There are specialized dukas for everything and if you want something you have to work hard sometimes to figure out where to find it. Many shops in town are labeled only in Swahili or none at all so you have to have a good eye to find what you need. Street shopping is a little stressful as the sellers can be somewhat forceful trying to make ends meet, but for the most part you are greeted with a friendly “karibu” (welcome) and allowed to look. However, if your eye falls on something for too long, fully expect them to get it down and insist you hold it, try it on, and yes, purchase it. But for groceries, at least, that’s not usually the case except for veggies.

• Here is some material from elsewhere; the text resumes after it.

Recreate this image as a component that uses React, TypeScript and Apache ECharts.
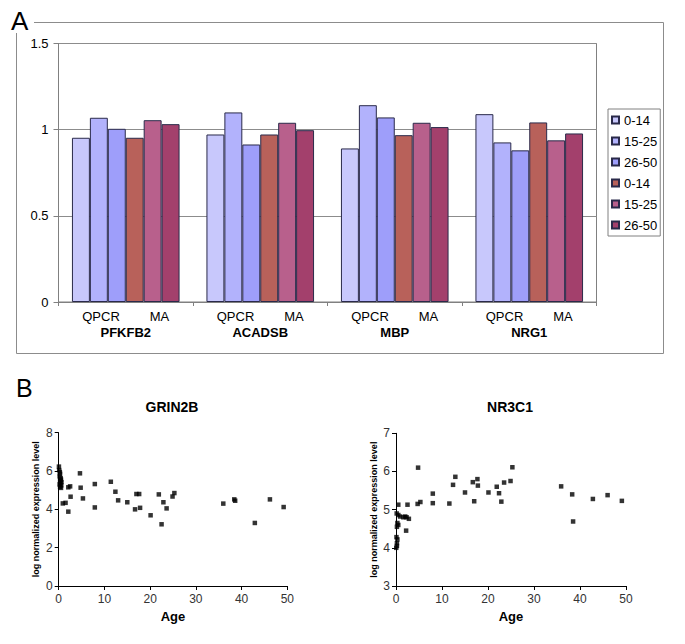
import React, { useEffect, useRef } from "react";
import * as echarts from "echarts";

const genes = ["PFKFB2", "ACADSB", "MBP", "NRG1"];
const ageGroups = ["0-14", "15-25", "26-50"];
const qpcr0to14 = [0.953, 0.972, 0.891, 1.09];
const qpcr15to25 = [1.069, 1.1, 1.142, 0.926];
const qpcr26to50 = [1.005, 0.914, 1.071, 0.88];
const ma0to14 = [0.953, 0.972, 0.968, 1.042];
const ma15to25 = [1.055, 1.04, 1.04, 0.938];
const ma26to50 = [1.032, 0.997, 1.015, 0.978];

const yTicksBar = [0, 0.5, 1, 1.5];
const ageTicks = [0, 10, 20, 30, 40, 50];

const grin2bPoints: [number, number][] = [
  [0.05, 6.23], [0.1, 6.05], [0.25, 5.95], [0.3, 5.85], [0.2, 5.72], [0.45, 5.62],
  [0.5, 5.55], [0.3, 5.48], [0.6, 5.42], [0.4, 5.36], [0.2, 5.3], [0.55, 5.25],
  [0.3, 5.17], [0.5, 5.12],
  [0.9, 4.31], [1.5, 4.34], [2.1, 3.88], [2.1, 5.15], [2.5, 5.2], [2.6, 4.66],
  [4.65, 5.88], [4.8, 5.13], [5.3, 4.57], [7.9, 5.32], [7.9, 4.1], [11.4, 5.44],
  [12.4, 4.92], [13.0, 4.47], [15.0, 4.37], [16.7, 4.0], [17.0, 4.8], [17.6, 4.8],
  [17.8, 4.08], [20.1, 3.69], [21.9, 4.78], [22.5, 3.22], [22.9, 4.37], [23.6, 4.05],
  [24.9, 4.67], [25.3, 4.85], [36.0, 4.3], [38.4, 4.52], [38.6, 4.45], [42.9, 3.29],
  [46.2, 4.52], [49.2, 4.12],
];

const nr3c1Points: [number, number][] = [
  [0.15, 4.9], [0.5, 4.86], [0.9, 4.82], [1.6, 4.8], [2.0, 4.82], [2.3, 4.8],
  [2.8, 4.76], [0.3, 4.65], [0.5, 4.6], [0.2, 4.55], [0.1, 4.28], [0.3, 4.22],
  [0.2, 4.12], [0.05, 4.0], [0.2, 4.05], [0.5, 5.13], [2.5, 5.13], [2.2, 4.45],
  [4.8, 6.1], [4.7, 5.15], [5.3, 5.2], [8.0, 5.42], [8.0, 5.17], [11.6, 5.16],
  [12.4, 5.65], [12.9, 5.86], [15.0, 5.45], [16.7, 5.72], [17.0, 5.22], [17.7, 5.8],
  [17.8, 5.63], [20.1, 5.45], [21.9, 5.6], [22.4, 5.43], [22.9, 5.21], [23.5, 5.71],
  [24.9, 5.75], [25.3, 6.11], [35.9, 5.61], [38.3, 5.4], [38.5, 4.69], [42.8, 5.28],
  [46.0, 5.38], [49.1, 5.23],
];

const FONT = "'Liberation Sans', Arial, sans-serif";

const barSeriesDefs = [
  { method: "QPCR", group: ageGroups[0], data: qpcr0to14, color: "#C8C8FC" },
  { method: "QPCR", group: ageGroups[1], data: qpcr15to25, color: "#B2B2FC" },
  { method: "QPCR", group: ageGroups[2], data: qpcr26to50, color: "#9E9EFA" },
  { method: "MA", group: ageGroups[0], data: ma0to14, color: "#B8615A" },
  { method: "MA", group: ageGroups[1], data: ma15to25, color: "#B8608C" },
  { method: "MA", group: ageGroups[2], data: ma26to50, color: "#A3406C" },
];

export default function App() {
  const ref = useRef<HTMLDivElement>(null);
  useEffect(() => {
    if (!ref.current) return;
    const chart = echarts.init(ref.current, undefined, { renderer: "svg" });

    const scatterX = (gridIndex: number) => ({
      type: "value",
      gridIndex,
      min: ageTicks[0],
      max: ageTicks[ageTicks.length - 1],
      interval: 10,
      name: "Age",
      nameLocation: "middle",
      nameGap: 24,
      nameTextStyle: { fontFamily: FONT, fontSize: 13, fontWeight: "bold", color: "#000" },
      axisLine: { show: true, lineStyle: { color: "#000", width: 1 } },
      axisTick: { show: true, length: 4, lineStyle: { color: "#000" } },
      axisLabel: { fontFamily: FONT, fontSize: 12, color: "#333", margin: 7 },
      splitLine: { show: false },
    });
    const scatterY = (gridIndex: number, min: number, max: number, interval: number) => ({
      type: "value",
      gridIndex,
      min,
      max,
      interval,
      name: "log normalized expression level",
      nameLocation: "middle",
      nameGap: 18,
      nameTextStyle: { fontFamily: FONT, fontSize: 9, fontWeight: "bold", color: "#000" },
      axisLine: { show: true, lineStyle: { color: "#000", width: 1 } },
      axisTick: { show: true, length: 4, lineStyle: { color: "#000" } },
      axisLabel: { fontFamily: FONT, fontSize: 12, color: "#333", margin: 6 },
      splitLine: { show: false },
    });

    chart.setOption({
      animation: false,
      backgroundColor: "#fff",
      textStyle: { fontFamily: FONT },
      title: [
        { text: "A", left: 11, top: 8, padding: 0, textStyle: { fontFamily: FONT, fontSize: 26, fontWeight: "normal", color: "#000" } },
        { text: "B", left: 16, top: 375, padding: 0, textStyle: { fontFamily: FONT, fontSize: 25, fontWeight: "normal", color: "#000" } },
        { text: "GRIN2B", left: 172, top: 400, textAlign: "center", padding: 0, textStyle: { fontFamily: FONT, fontSize: 14, fontWeight: "bold", color: "#000" } },
        { text: "NR3C1", left: 510, top: 400, textAlign: "center", padding: 0, textStyle: { fontFamily: FONT, fontSize: 14, fontWeight: "bold", color: "#000" } },
      ],
      graphic: [
        {
          type: "polyline",
          shape: { points: [[16.5, 33], [16.5, 353.5], [663.5, 353.5], [663.5, 22.5], [34, 22.5]] },
          style: { fill: "none", stroke: "#8c8c8c", lineWidth: 1 },
          silent: true,
        },
      ],
      legend: {
        orient: "vertical",
        left: 608,
        top: 109,
        padding: [4, 3, 4, 3],
        itemWidth: 7,
        itemHeight: 7,
        itemGap: 7,
        icon: "rect",
        backgroundColor: "#fff",
        borderColor: "#808080",
        borderWidth: 1,
        borderRadius: 0,
        textStyle: { fontFamily: FONT, fontSize: 13, color: "#000", lineHeight: 14 },
        formatter: (n: string) => n.replace(/^(QPCR|MA) /, ""),
        data: barSeriesDefs.map((d) => `${d.method} ${d.group}`),
      },
      grid: [
        { left: 58.5, top: 43.5, width: 538, height: 258.5, show: true, borderColor: "#808080", borderWidth: 1, backgroundColor: "transparent" },
        { left: 58.7, top: 432.7, width: 228.6, height: 153.3 },
        { left: 396, top: 433.3, width: 230, height: 152.7 },
      ],
      xAxis: [
        {
          type: "category",
          gridIndex: 0,
          data: genes,
          axisLine: { lineStyle: { color: "#808080" } },
          axisTick: { show: true, length: 4, lineStyle: { color: "#808080" } },
          axisLabel: {
            interval: 0,
            margin: 6,
            formatter: (v: string) => `{s|QPCR}{m|MA}\n{g|${v}}`,
            rich: {
              s: { fontFamily: FONT, fontSize: 13, color: "#000", lineHeight: 16, align: "center" },
              m: { fontFamily: FONT, fontSize: 13, color: "#000", lineHeight: 16, align: "center", padding: [0, 0, 0, 30] },
              g: { fontFamily: FONT, fontSize: 13, fontWeight: "bold", color: "#000", lineHeight: 16, align: "center" },
            },
          },
        },
        scatterX(1),
        scatterX(2),
      ],
      yAxis: [
        {
          type: "value",
          gridIndex: 0,
          min: yTicksBar[0],
          max: yTicksBar[yTicksBar.length - 1],
          interval: 0.5,
          axisLine: { show: true, lineStyle: { color: "#808080" } },
          axisTick: { show: true, length: 5, lineStyle: { color: "#808080" } },
          axisLabel: { fontFamily: FONT, fontSize: 13, color: "#000", margin: 10 },
          splitLine: { show: true, lineStyle: { color: "#8c8c8c", width: 1 } },
        },
        scatterY(1, 0, 8, 2),
        scatterY(2, 3, 7, 1),
      ],
      series: [
        ...barSeriesDefs.map((d) => ({
          type: "bar",
          name: `${d.method} ${d.group}`,
          xAxisIndex: 0,
          yAxisIndex: 0,
          data: d.data,
          barGap: "0%",
          barCategoryGap: "20%",
          itemStyle: { color: d.color, borderColor: "#2a2a4a", borderWidth: 1 },
        })),
        {
          type: "scatter",
          name: "GRIN2B",
          xAxisIndex: 1,
          yAxisIndex: 1,
          data: grin2bPoints,
          symbol: "rect",
          symbolSize: 4.5,
          itemStyle: { color: "#000" },
        },
        {
          type: "scatter",
          name: "NR3C1",
          xAxisIndex: 2,
          yAxisIndex: 2,
          data: nr3c1Points,
          symbol: "rect",
          symbolSize: 4.5,
          itemStyle: { color: "#000" },
        },
      ],
    });
    return () => chart.dispose();
  }, []);
  return (
    <div
      ref={ref}
      style={{ position: "absolute", left: 0, top: 0, width: 685, height: 644 }}
    />
  );
}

Prices here can be both great and brutal. For example. I can get a bunch of bananas for 3,000 shillings, ($1.50) 2K (4 1/2 pounds) of potatoes are 4,000, ($3) and an avocado is 1,000 (less than a dollar). However, ANYTHING imported is super expensive and if you find something you love then you buy it because it won’t be back for months most likely! For example, a box of taco shells (6) can be found, but they are 20,000 ($13). A container of Philadelphia cream cheese is 14,500 ($9) and most cereals run between 14,000 and 25,000 ($9-15). Needless to say, we don’t eat cereal often, lol. Anything in a can is $3-5 so fresh is best for money but not time. I could go on and on, but I’m sure you get the point. If it’s “normal” for home, it’s really expensive. We only have access to shelf stable (boxed) milk, which has almost spun me into a depression as I LOVE milk! The boys seem to be fine with it and get the nutrients they need, but it is not yummy at all! Most foods taste a little different even if familiar. I have bought beans that literally had bugs jumping out of them and all produce must be washed in bleach water (enough to cleanse but not enough to harm us). When you buy eggs, they are usually covered in dirt and taken from the few cartons they have and placed in a box to take home. (No, they do not all survive the trip home, lol.) We don’t have access to many items we love and my budget is the same as it was in America for food so our eating has changed a lot.
I have finally gotten the hang of shopping here. I know where to find most things and can ask sweet African friends where to find other things. I never thought I would say it, but I sure do miss Walmart! I think I may just walk up and down the aisles for a few hours and be thankful for all that I have access to when I go home for furlough. And I will drink my weight in milk.